● **Written request**
Repeat each line of the material below exactly as it appears, minus any pictures.

-- Start Data section --

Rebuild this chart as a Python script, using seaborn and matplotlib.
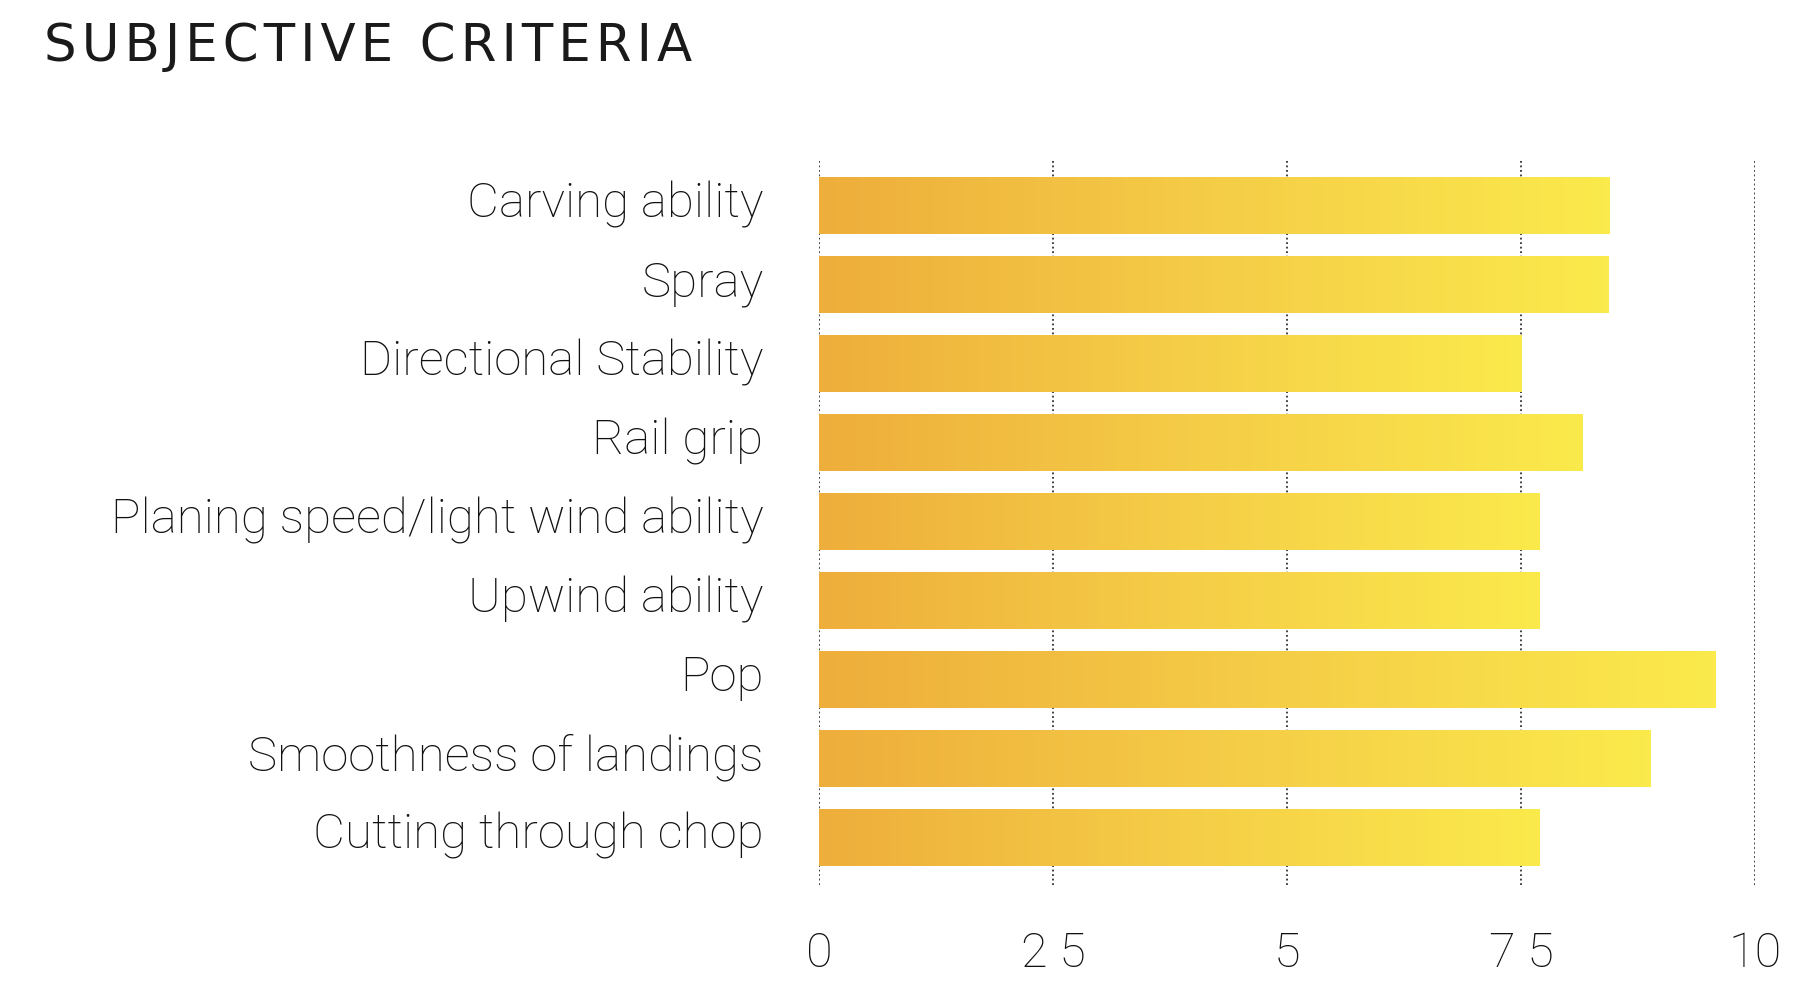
import matplotlib
matplotlib.use("Agg")
import matplotlib.pyplot as plt
import matplotlib.transforms as mtransforms
import numpy as np
import pandas as pd
import seaborn as sns
from matplotlib.colors import LinearSegmentedColormap

categories = [
    "Carving ability",
    "Spray",
    "Directional Stability",
    "Rail grip",
    "Planing speed/light wind ability",
    "Upwind ability",
    "Pop",
    "Smoothness of landings",
    "Cutting through chop",
]
scores = [8.45, 8.43, 7.5, 8.16, 7.7, 7.7, 9.58, 8.88, 7.7]
tick_values = [0, 2.5, 5, 7.5, 10]
tick_labels = ["0", "2 5", "5", "7 5", "10"]
title = "SUBJECTIVE CRITERIA"

df = pd.DataFrame({"criterion": categories, "score": scores})

sns.set_theme(style="white")
plt.rcParams["font.family"] = ["Roboto", "DejaVu Sans"]

fig = plt.figure(figsize=(18.08, 10.08), dpi=100)
ax = fig.add_axes([0.453, 0.122, 0.5177, 0.7203])

sns.barplot(data=df, y="criterion", x="score", orient="h", ax=ax,
            color="#F2C040", width=0.71, saturation=1, edgecolor="none")

cmap = LinearSegmentedColormap.from_list("g", ["#EEAE3B", "#F5CD47", "#FBEA4C"])
grad = np.linspace(0, 1, 256).reshape(1, -1)
for p in ax.patches:
    x0, y0 = p.get_x(), p.get_y()
    w, h = p.get_width(), p.get_height()
    p.set_facecolor("none")
    ax.imshow(grad, cmap=cmap, aspect="auto", extent=[x0, x0 + w, y0 + h, y0],
              zorder=3, interpolation="bicubic")

ax.set_xlim(0, 10)
ax.set_ylim(len(categories) - 0.4, -0.6)
for v in tick_values:
    ax.axvline(v, color="#333333", linestyle=(0, (1, 1.5)), linewidth=1.3, zorder=1)

ax.set_xticks(tick_values)
ax.set_xticklabels(tick_labels)
ax.tick_params(axis="x", length=0, pad=33, labelsize=35, labelcolor="#111111")
ax.tick_params(axis="y", length=0, pad=40, labelsize=35.5, labelcolor="#111111")
shift = mtransforms.ScaledTranslation(0, 5 / 72, fig.dpi_scale_trans)
for lab in ax.get_yticklabels():
    lab.set_transform(lab.get_transform() + shift)
    lab.set_fontweight("light")
for lab in ax.get_xticklabels():
    lab.set_fontweight("light")
ax.set_xlabel("")
ax.set_ylabel("")
for s in ax.spines.values():
    s.set_visible(False)

spaced = "\u200a".join(title)
fig.text(0.0243, 0.978, spaced, fontsize=37,
         color="#1a1a1a", ha="left", va="top",
         family=["Liberation Sans Narrow", "DejaVu Sans"])

fig.savefig("out.png", dpi=100, facecolor="white")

-- End Data section --

● **Full output**
Rebuild this chart as a Python script, using seaborn and matplotlib.
import matplotlib
matplotlib.use("Agg")
import matplotlib.pyplot as plt
import matplotlib.transforms as mtransforms
import numpy as np
import pandas as pd
import seaborn as sns
from matplotlib.colors import LinearSegmentedColormap

categories = [
    "Carving ability",
    "Spray",
    "Directional Stability",
    "Rail grip",
    "Planing speed/light wind ability",
    "Upwind ability",
    "Pop",
    "Smoothness of landings",
    "Cutting through chop",
]
scores = [8.45, 8.43, 7.5, 8.16, 7.7, 7.7, 9.58, 8.88, 7.7]
tick_values = [0, 2.5, 5, 7.5, 10]
tick_labels = ["0", "2 5", "5", "7 5", "10"]
title = "SUBJECTIVE CRITERIA"

df = pd.DataFrame({"criterion": categories, "score": scores})

sns.set_theme(style="white")
plt.rcParams["font.family"] = ["Roboto", "DejaVu Sans"]

fig = plt.figure(figsize=(18.08, 10.08), dpi=100)
ax = fig.add_axes([0.453, 0.122, 0.5177, 0.7203])

sns.barplot(data=df, y="criterion", x="score", orient="h", ax=ax,
            color="#F2C040", width=0.71, saturation=1, edgecolor="none")

cmap = LinearSegmentedColormap.from_list("g", ["#EEAE3B", "#F5CD47", "#FBEA4C"])
grad = np.linspace(0, 1, 256).reshape(1, -1)
for p in ax.patches:
    x0, y0 = p.get_x(), p.get_y()
    w, h = p.get_width(), p.get_height()
    p.set_facecolor("none")
    ax.imshow(grad, cmap=cmap, aspect="auto", extent=[x0, x0 + w, y0 + h, y0],
              zorder=3, interpolation="bicubic")

ax.set_xlim(0, 10)
ax.set_ylim(len(categories) - 0.4, -0.6)
for v in tick_values:
    ax.axvline(v, color="#333333", linestyle=(0, (1, 1.5)), linewidth=1.3, zorder=1)

ax.set_xticks(tick_values)
ax.set_xticklabels(tick_labels)
ax.tick_params(axis="x", length=0, pad=33, labelsize=35, labelcolor="#111111")
ax.tick_params(axis="y", length=0, pad=40, labelsize=35.5, labelcolor="#111111")
shift = mtransforms.ScaledTranslation(0, 5 / 72, fig.dpi_scale_trans)
for lab in ax.get_yticklabels():
    lab.set_transform(lab.get_transform() + shift)
    lab.set_fontweight("light")
for lab in ax.get_xticklabels():
    lab.set_fontweight("light")
ax.set_xlabel("")
ax.set_ylabel("")
for s in ax.spines.values():
    s.set_visible(False)

spaced = "\u200a".join(title)
fig.text(0.0243, 0.978, spaced, fontsize=37,
         color="#1a1a1a", ha="left", va="top",
         family=["Liberation Sans Narrow", "DejaVu Sans"])

fig.savefig("out.png", dpi=100, facecolor="white")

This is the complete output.